In Martin Leigh PC  v.  Leyh, No. 22-1975 (8th Cir. Apr. 3, 2024), an Eighth Circuit panel holds that when a party had already been dismissed from an action for two months, it is too late to invoke Rule 11 by operation of the Fed. R. Civ. P. 11(c)(2) 21-day safe-harbor provision.

“On October 5, 2018, almost two months after being dismissed from the case, [defendant] Martin Leigh served [plaintiff’s attorney] Leyh with a motion for sanctions and a letter warning that the motion would be filed with the district court after thirty days ‘unless [the issue was] resolved to the firm’s satisfaction.’ Martin Leigh then filed the motion for sanctions on November 16, 2018. Just two weeks later, Leyh filed a motion to dismiss the sanctions motion for lack of subject matter jurisdiction. In his written reply to the motion, Leyh noted that he had not been given the opportunity to respond to the safe harbor letter . . . . Leyh quoted the Advisory Committee’s Note for Rule 11, which states, ‘a party cannot delay filing its Rule 11 motion until conclusion of the case (or judicial rejection of the offending contention).’”

Notwithstanding the belated filing, the district court awarded sanctions: a $50,000 penalty and $107,710.10 in attorney fees.

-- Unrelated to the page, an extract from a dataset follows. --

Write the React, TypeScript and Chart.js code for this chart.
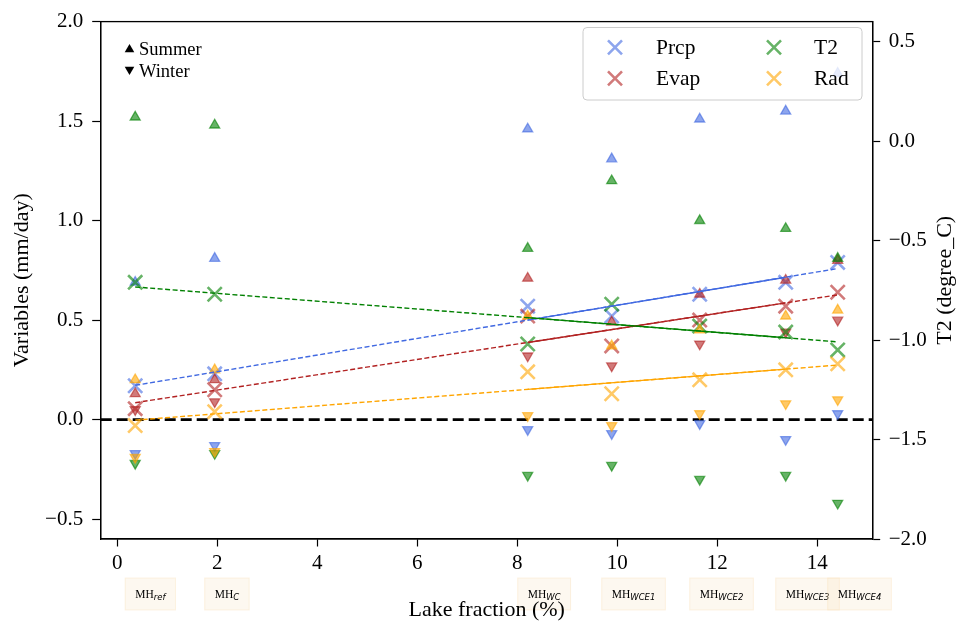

The Eighth Circuit reverses and remands. The panel acknowledges that the sanctioned attorney’s “tactics . . . were an abuse of the legal system,” possibly subject to 28 U.S.C. § 1927, inherent powers, or other sanctions provisions. All the same, the panel holds that the formalities of Rule 11(c)(2) must be observed to invoke Rule 11. “Martin Leigh served its motion for sanctions on October 5, 2018, a month and a half after it had been dismissed from the case. Thus, Leyh was not afforded an opportunity to remedy the sanctionable conduct and avoid the sanction.”

The district court “speculated that even if Leyh had been given the opportunity, he would not have dismissed the claims, given his colorable record in this case. But assumptions do not excuse compliance with the text of Rule 11.”

The district court also found that there was substantial compliance with the safe-harbor provision when the defendant “cited potential Rule 11 problems in its motion for summary judgment,” and thus put counsel “on notice of these concerns and should have withdrawn the offensive pleadings after receiving the warning.” Yet “Rule 11 specifically says, ‘[t]he motion must be served’ on the other party 21 days before being filed in court,” so “a single sentence about potential violations does not comply with the text of Rule 11.”

Finally, though the Advisory Committee’s Notes recommends informal notice to the other party, “informal notice is only a ‘professional courtesy,’ Penn, LLC v. Prosper Bus. Dev. Corp., 773 F.3d 764, 767 (6th Cir. 2014), not the official notice that starts the 21–day safe harbor period. It is clear from the plain language of the rule that, in order for the district court to contemplate imposing Rule 11 sanctions, the offending party can receive official notice only through a proposed motion, which ‘unambiguously alerts the recipient’ of the sending party’s intentions.”